Previous | Next --- Slide 39 of 60

holard

MPI was covered in 15-440 (distributed systems) as well. At what point do we consider a large parallel machine a distributed system? Or is this sort of the intersection between the two?

kavyon

@holard The phrase "large parallel machine" seems to suggest that it is in fact, one machine, or one entity. Distributed systems are generally several machines that communicate over a network. It's probably safe to say that the line between a large parallel machine and a distributed system is when the processors no longer share memory spaces, and can only access data in each other's memory by asking the other processor via message-passing.
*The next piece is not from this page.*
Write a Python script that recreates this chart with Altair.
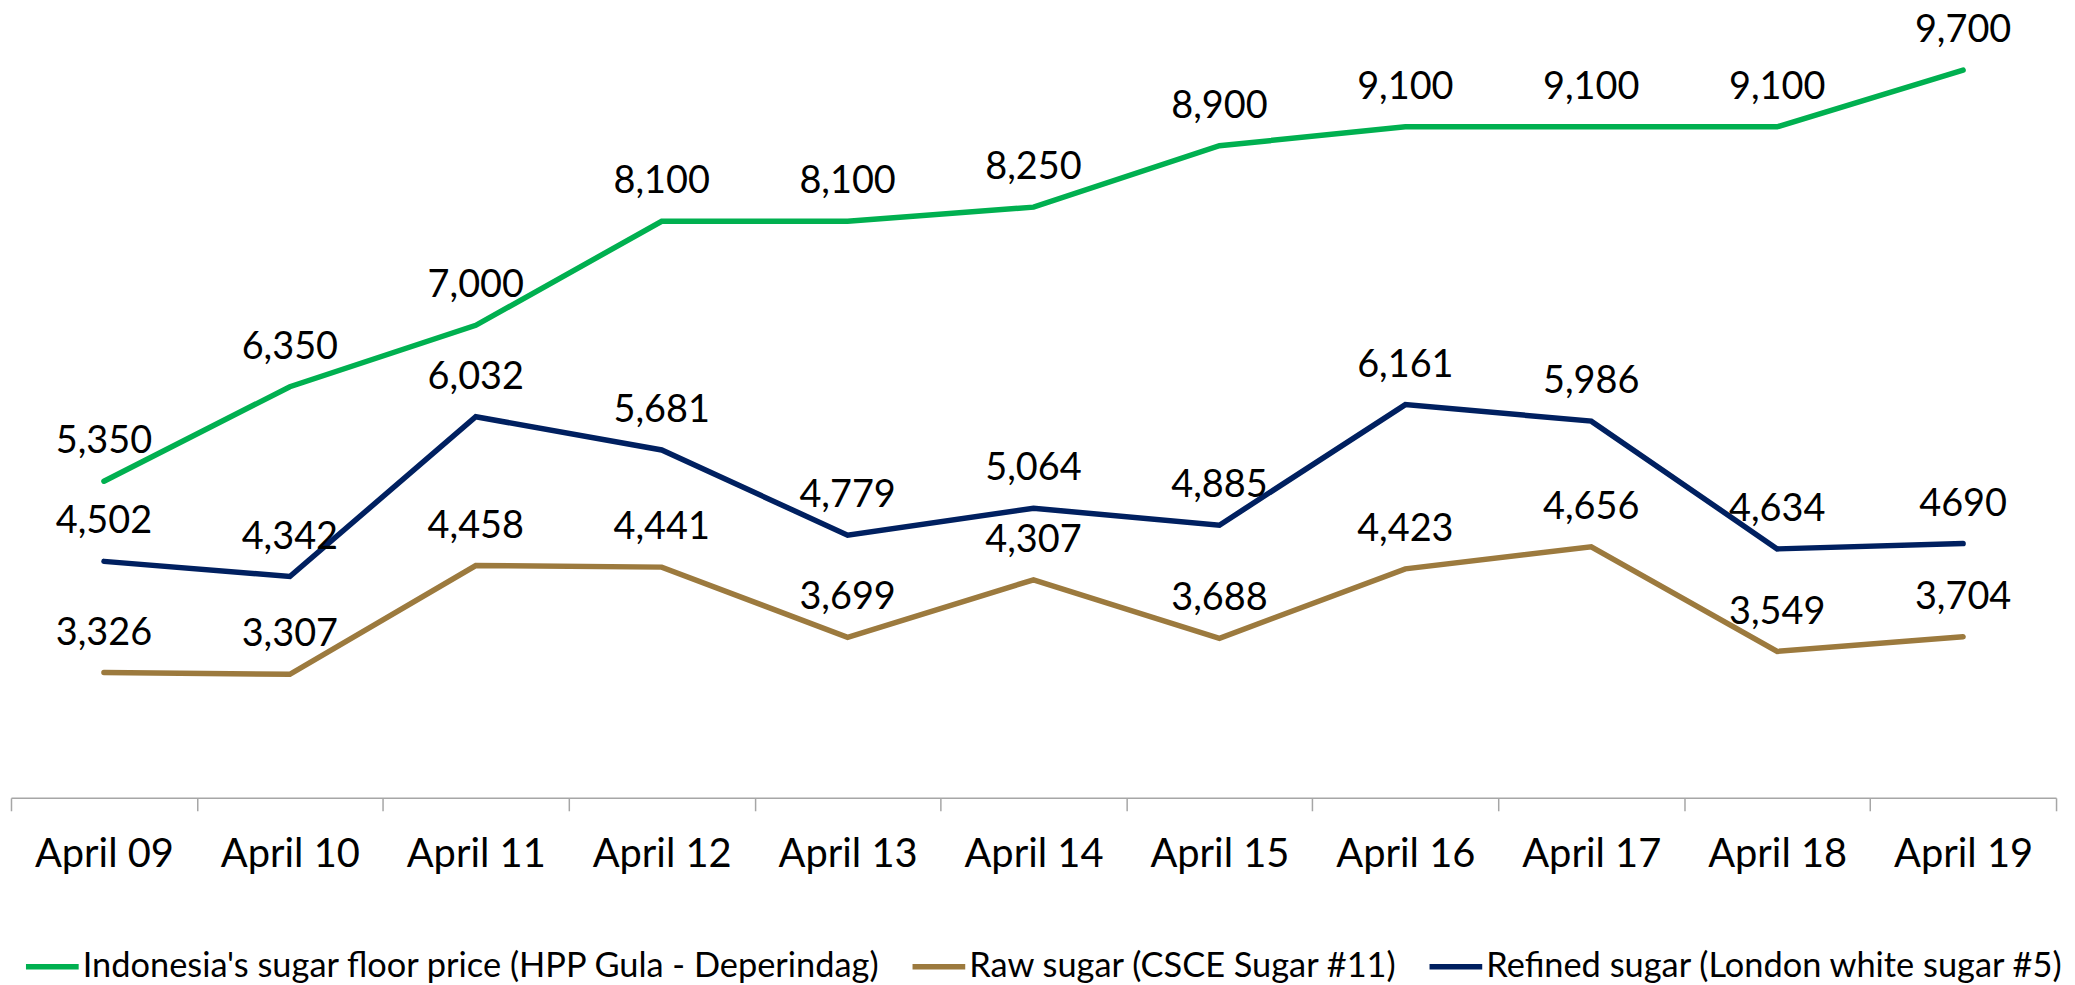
import altair as alt
import pandas as pd

dates = ["April 09", "April 10", "April 11", "April 12", "April 13", "April 14",
         "April 15", "April 16", "April 17", "April 18", "April 19"]
series = ["Indonesia's sugar floor price (HPP Gula - Deperindag)",
          "Raw sugar (CSCE Sugar #11)",
          "Refined sugar (London white sugar #5)"]
floor_price = [5350, 6350, 7000, 8100, 8100, 8250, 8900, 9100, 9100, 9100, 9700]
raw_sugar = [3326, 3307, 4458, 4441, 3699, 4307, 3688, 4423, 4656, 3549, 3704]
refined_sugar = [4502, 4342, 6032, 5681, 4779, 5064, 4885, 6161, 5986, 4634, 4690]
floor_labels = ["5,350", "6,350", "7,000", "8,100", "8,100", "8,250", "8,900", "9,100", "9,100", "9,100", "9,700"]
raw_labels = ["3,326", "3,307", "4,458", "4,441", "3,699", "4,307", "3,688", "4,423", "4,656", "3,549", "3,704"]
refined_labels = ["4,502", "4,342", "6,032", "5,681", "4,779", "5,064", "4,885", "6,161", "5,986", "4,634", "4690"]
colors = ["#00B050", "#9C7A3E", "#002060"]

rows = []
for name, vals, labs in zip(series, [floor_price, raw_sugar, refined_sugar],
                            [floor_labels, raw_labels, refined_labels]):
    for d, v, l in zip(dates, vals, labs):
        rows.append({"date": d, "series": name, "value": v, "label": l})
df = pd.DataFrame(rows)

x = alt.X("date:N", sort=dates, bandPosition=0.5,
          scale=alt.Scale(type="band", paddingInner=0, paddingOuter=0),
          axis=alt.Axis(title=None, tickBand="extent", labelAngle=0, labelFont="Lato",
                        labelFontSize=40, labelColor="#000000", labelPadding=24,
                        tickSize=13, tickColor="#a6a6a6", domainColor="#a6a6a6",
                        tickWidth=1.5, domainWidth=1.5, grid=False, labelOverlap=False))
y = alt.Y("value:Q", scale=alt.Scale(domain=[2000, 10000], nice=False, zero=False), axis=None)

lines = alt.Chart(df).mark_line(strokeWidth=5.5, strokeCap="round").encode(
    x=x, y=y,
    color=alt.Color("series:N", sort=series,
                    scale=alt.Scale(domain=series, range=colors),
                    legend=alt.Legend(title=None, orient="none", legendX=12, legendY=899,
                                      direction="horizontal", columns=3,
                                      symbolType="stroke", symbolStrokeWidth=5.5,
                                      symbolSize=2800, labelFont="Lato", labelFontSize=34.5,
                                      labelColor="#000000", labelOffset=1, columnPadding=20,
                                      labelLimit=0, padding=0)),
)

labels = alt.Chart(df).mark_text(font="Lato", fontSize=38, dy=-39, baseline="middle",
                                 color="#000000").encode(x=x, y=y, text="label:N")

chart = alt.layer(lines, labels).properties(
    width=2053, height=759,
    autosize=alt.AutoSizeParams(type="none"),
    padding={"left": 3, "top": 32, "right": 11, "bottom": 186},
).configure_view(stroke=None)

chart.save("out.html", embed_options={"renderer": "svg", "actions": False})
Even though the dual-socket machines described on Slide 33 have separate memory banks, they need not send messages to the other processor to get data.

kapalani

An advantage to using a message passing interface layer can be seen in something like a large distributed filesystem where the message passing layer could reorder and or batch requests before sending it out for lower latency

kayvonf

@holard. Good question. One big distinction between the topics in a distributed systems course vs. this course is that in general in this course, we assume that the machine is reliable and secure: That is, topics like fault tolerance, redundancy, and security -- which are fundamental to distributed computing topics, are less of a focus in 418/618. However, at the supercomputing scale, robustness to errors is in fact a very big deal. Although we don't talk about resiliency much in 418/618, perhaps we should!

But the performance-related ideas of 418/618 apply at systems of all scale, from a system-on-a-chip powering your iPhone, to a huge datacenter.

rjvani

When having a message passing system, is it always necessary to have an explicit library, like MPI? Or is there some way that this could be abstracted?